One mission aims to take a Bruce Willis approach in the movie Armageddon, by deflecting any future asteroids that might be headed towards Earth.
The European Space Agency is looking for research ideas to help guide the development of an asteroid deflection mission study.
ESA is asking for concepts based on both ground- and space-based investigations that could improve the understanding of the physics of very high-speed collisions involving man-made and natural objects in space.
The space agency said it will be calling on help to guide future studies linked to the Asteroid Impact and Deflection mission (AIDA).

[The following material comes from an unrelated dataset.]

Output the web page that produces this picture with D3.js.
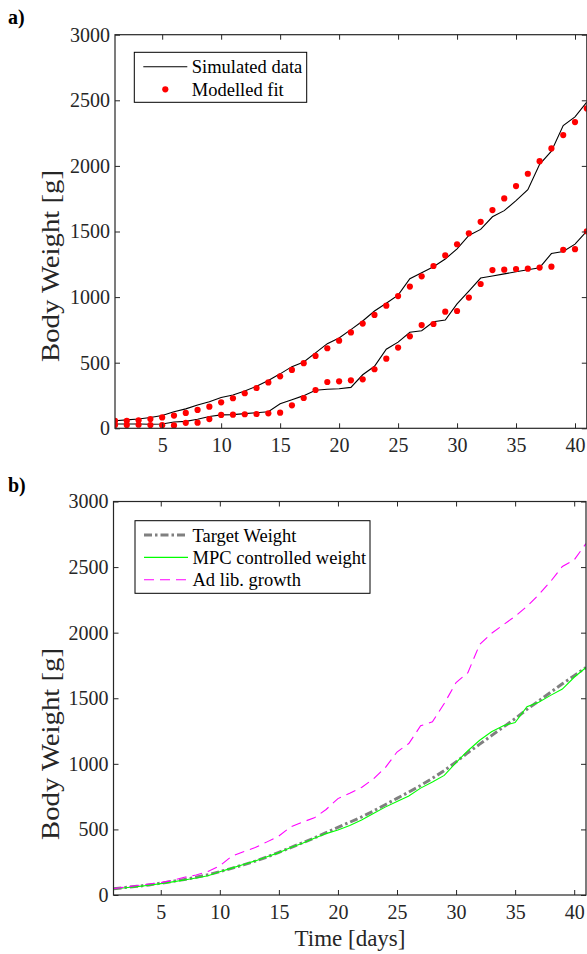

This low-budget transatlantic partnership between ESA and U.S. researchers involves the joint operations of two small spacecraft sent to intercept a binary asteroid.
The first Double Asteroid Redirection Test (DART) spacecraft is designed by the John Hopkins University Applied Physics Laboratory and will collide with the smaller of the two asteroids.

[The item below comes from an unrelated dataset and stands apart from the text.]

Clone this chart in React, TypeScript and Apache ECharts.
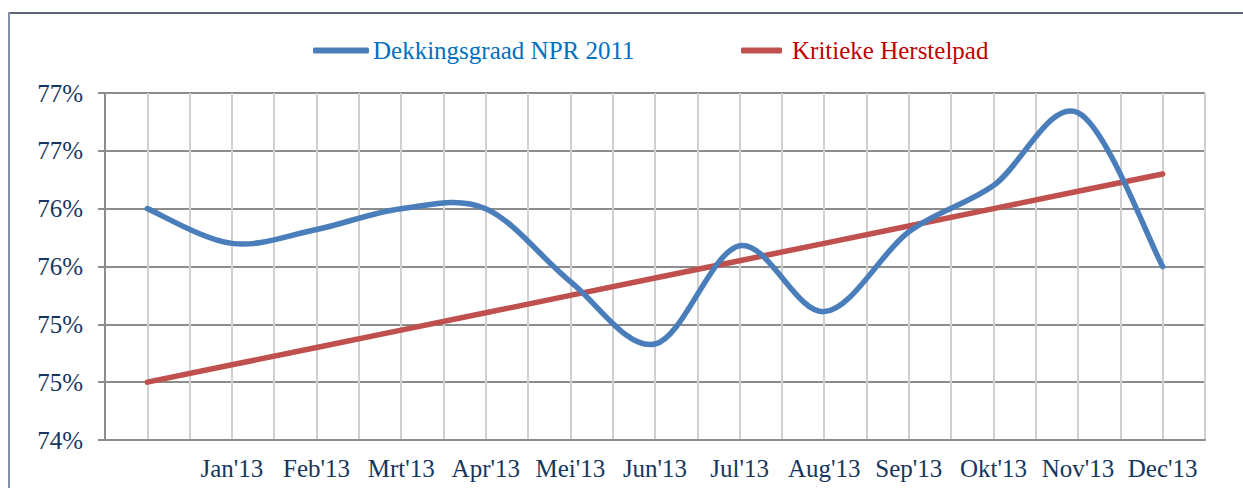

ESA's Asteroid Impact Monitor (AIM) spacecraft will survey these bodies in detail, both before and after the collision.
The impact could help to change the pace at which the objects spin around each other, and AIM's close-up view will "ground-truth" these observations.
“The advantage is that the spacecraft are simple and independent,” Andy Cheng of Johns Hopkins, leading the AIDA project on the US side, said in a statement. “They can both complete their primary investigation without the other one.”
Andrés Gálvez, ESA AIDA study manager, said that by working in tandem, the quality and quantity of results will increase greatly.
“Both missions become better when put together – getting much more out of the overall investment," Gálvez said. “And the vast amounts of data coming from the joint mission should help to validate various theories, such as our impact [modeling].”